WORK TO COMPLETE
Repeat, exactly and completely, the material that follows. Omit the pictures.

* begin *

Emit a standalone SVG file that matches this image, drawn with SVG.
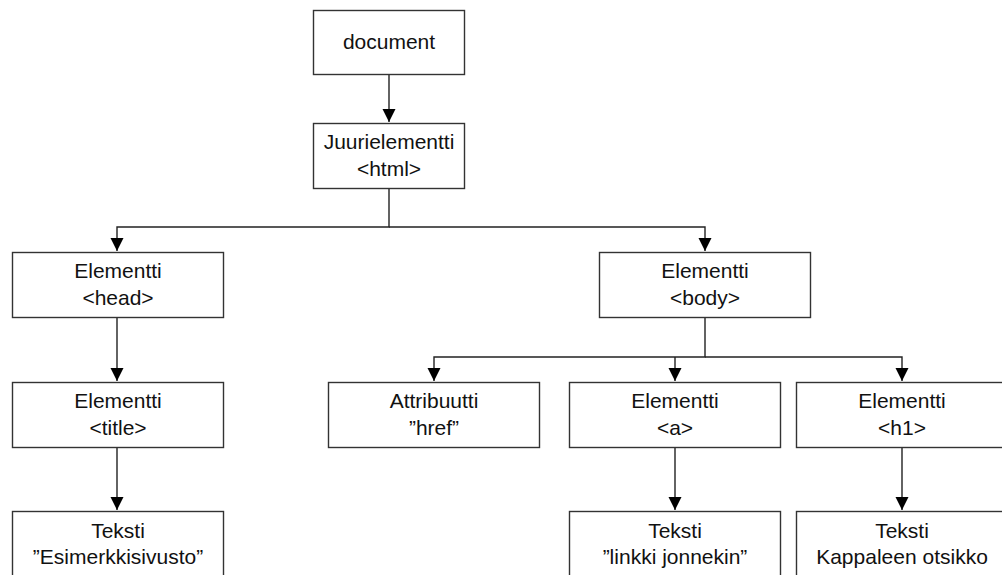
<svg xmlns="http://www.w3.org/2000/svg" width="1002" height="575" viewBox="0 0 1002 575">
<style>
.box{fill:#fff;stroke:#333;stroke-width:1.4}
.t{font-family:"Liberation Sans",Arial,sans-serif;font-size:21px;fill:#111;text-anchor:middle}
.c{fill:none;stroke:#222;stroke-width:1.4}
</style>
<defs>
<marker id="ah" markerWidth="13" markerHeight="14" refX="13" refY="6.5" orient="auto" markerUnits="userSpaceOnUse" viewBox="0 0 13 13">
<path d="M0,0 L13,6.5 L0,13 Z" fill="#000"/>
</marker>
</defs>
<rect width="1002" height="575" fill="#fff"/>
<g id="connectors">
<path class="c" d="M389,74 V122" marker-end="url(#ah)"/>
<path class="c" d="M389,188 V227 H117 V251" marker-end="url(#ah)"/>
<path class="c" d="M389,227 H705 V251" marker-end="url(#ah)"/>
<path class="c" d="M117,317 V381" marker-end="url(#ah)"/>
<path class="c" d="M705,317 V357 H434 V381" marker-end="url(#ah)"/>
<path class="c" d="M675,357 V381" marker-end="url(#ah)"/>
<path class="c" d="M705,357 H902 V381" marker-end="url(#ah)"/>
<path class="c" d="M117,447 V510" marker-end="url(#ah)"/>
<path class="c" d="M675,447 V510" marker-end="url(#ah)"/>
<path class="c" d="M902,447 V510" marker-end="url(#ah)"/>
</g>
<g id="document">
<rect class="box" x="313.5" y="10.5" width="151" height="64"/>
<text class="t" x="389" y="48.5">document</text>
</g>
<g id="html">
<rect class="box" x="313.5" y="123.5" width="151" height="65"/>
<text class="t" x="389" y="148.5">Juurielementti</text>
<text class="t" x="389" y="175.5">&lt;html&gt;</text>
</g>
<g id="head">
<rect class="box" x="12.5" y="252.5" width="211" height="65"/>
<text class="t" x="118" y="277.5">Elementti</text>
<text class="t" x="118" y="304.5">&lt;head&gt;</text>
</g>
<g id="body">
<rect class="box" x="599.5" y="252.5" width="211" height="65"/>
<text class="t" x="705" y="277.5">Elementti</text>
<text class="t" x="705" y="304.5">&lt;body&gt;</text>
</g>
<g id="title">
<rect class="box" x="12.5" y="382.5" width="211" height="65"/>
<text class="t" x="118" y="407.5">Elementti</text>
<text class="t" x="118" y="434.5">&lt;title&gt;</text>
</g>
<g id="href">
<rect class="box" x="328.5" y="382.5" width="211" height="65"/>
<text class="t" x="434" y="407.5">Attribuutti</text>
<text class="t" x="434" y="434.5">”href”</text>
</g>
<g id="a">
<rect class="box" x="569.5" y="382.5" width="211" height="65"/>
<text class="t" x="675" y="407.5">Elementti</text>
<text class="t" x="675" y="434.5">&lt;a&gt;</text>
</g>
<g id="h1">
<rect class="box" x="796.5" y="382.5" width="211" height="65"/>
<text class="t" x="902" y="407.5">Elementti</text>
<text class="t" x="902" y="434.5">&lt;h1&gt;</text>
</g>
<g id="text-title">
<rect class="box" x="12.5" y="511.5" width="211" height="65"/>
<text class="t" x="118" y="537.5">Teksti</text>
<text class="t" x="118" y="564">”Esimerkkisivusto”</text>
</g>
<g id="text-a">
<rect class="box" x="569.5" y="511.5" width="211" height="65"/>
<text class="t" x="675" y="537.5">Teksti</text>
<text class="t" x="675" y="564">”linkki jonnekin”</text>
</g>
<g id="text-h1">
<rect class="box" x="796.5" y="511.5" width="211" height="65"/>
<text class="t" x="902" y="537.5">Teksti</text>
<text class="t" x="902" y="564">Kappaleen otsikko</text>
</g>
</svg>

* end *

FINISHED EXERCISE
Emit a standalone SVG file that matches this image, drawn with SVG.
<svg xmlns="http://www.w3.org/2000/svg" width="1002" height="575" viewBox="0 0 1002 575">
<style>
.box{fill:#fff;stroke:#333;stroke-width:1.4}
.t{font-family:"Liberation Sans",Arial,sans-serif;font-size:21px;fill:#111;text-anchor:middle}
.c{fill:none;stroke:#222;stroke-width:1.4}
</style>
<defs>
<marker id="ah" markerWidth="13" markerHeight="14" refX="13" refY="6.5" orient="auto" markerUnits="userSpaceOnUse" viewBox="0 0 13 13">
<path d="M0,0 L13,6.5 L0,13 Z" fill="#000"/>
</marker>
</defs>
<rect width="1002" height="575" fill="#fff"/>
<g id="connectors">
<path class="c" d="M389,74 V122" marker-end="url(#ah)"/>
<path class="c" d="M389,188 V227 H117 V251" marker-end="url(#ah)"/>
<path class="c" d="M389,227 H705 V251" marker-end="url(#ah)"/>
<path class="c" d="M117,317 V381" marker-end="url(#ah)"/>
<path class="c" d="M705,317 V357 H434 V381" marker-end="url(#ah)"/>
<path class="c" d="M675,357 V381" marker-end="url(#ah)"/>
<path class="c" d="M705,357 H902 V381" marker-end="url(#ah)"/>
<path class="c" d="M117,447 V510" marker-end="url(#ah)"/>
<path class="c" d="M675,447 V510" marker-end="url(#ah)"/>
<path class="c" d="M902,447 V510" marker-end="url(#ah)"/>
</g>
<g id="document">
<rect class="box" x="313.5" y="10.5" width="151" height="64"/>
<text class="t" x="389" y="48.5">document</text>
</g>
<g id="html">
<rect class="box" x="313.5" y="123.5" width="151" height="65"/>
<text class="t" x="389" y="148.5">Juurielementti</text>
<text class="t" x="389" y="175.5">&lt;html&gt;</text>
</g>
<g id="head">
<rect class="box" x="12.5" y="252.5" width="211" height="65"/>
<text class="t" x="118" y="277.5">Elementti</text>
<text class="t" x="118" y="304.5">&lt;head&gt;</text>
</g>
<g id="body">
<rect class="box" x="599.5" y="252.5" width="211" height="65"/>
<text class="t" x="705" y="277.5">Elementti</text>
<text class="t" x="705" y="304.5">&lt;body&gt;</text>
</g>
<g id="title">
<rect class="box" x="12.5" y="382.5" width="211" height="65"/>
<text class="t" x="118" y="407.5">Elementti</text>
<text class="t" x="118" y="434.5">&lt;title&gt;</text>
</g>
<g id="href">
<rect class="box" x="328.5" y="382.5" width="211" height="65"/>
<text class="t" x="434" y="407.5">Attribuutti</text>
<text class="t" x="434" y="434.5">”href”</text>
</g>
<g id="a">
<rect class="box" x="569.5" y="382.5" width="211" height="65"/>
<text class="t" x="675" y="407.5">Elementti</text>
<text class="t" x="675" y="434.5">&lt;a&gt;</text>
</g>
<g id="h1">
<rect class="box" x="796.5" y="382.5" width="211" height="65"/>
<text class="t" x="902" y="407.5">Elementti</text>
<text class="t" x="902" y="434.5">&lt;h1&gt;</text>
</g>
<g id="text-title">
<rect class="box" x="12.5" y="511.5" width="211" height="65"/>
<text class="t" x="118" y="537.5">Teksti</text>
<text class="t" x="118" y="564">”Esimerkkisivusto”</text>
</g>
<g id="text-a">
<rect class="box" x="569.5" y="511.5" width="211" height="65"/>
<text class="t" x="675" y="537.5">Teksti</text>
<text class="t" x="675" y="564">”linkki jonnekin”</text>
</g>
<g id="text-h1">
<rect class="box" x="796.5" y="511.5" width="211" height="65"/>
<text class="t" x="902" y="537.5">Teksti</text>
<text class="t" x="902" y="564">Kappaleen otsikko</text>
</g>
</svg>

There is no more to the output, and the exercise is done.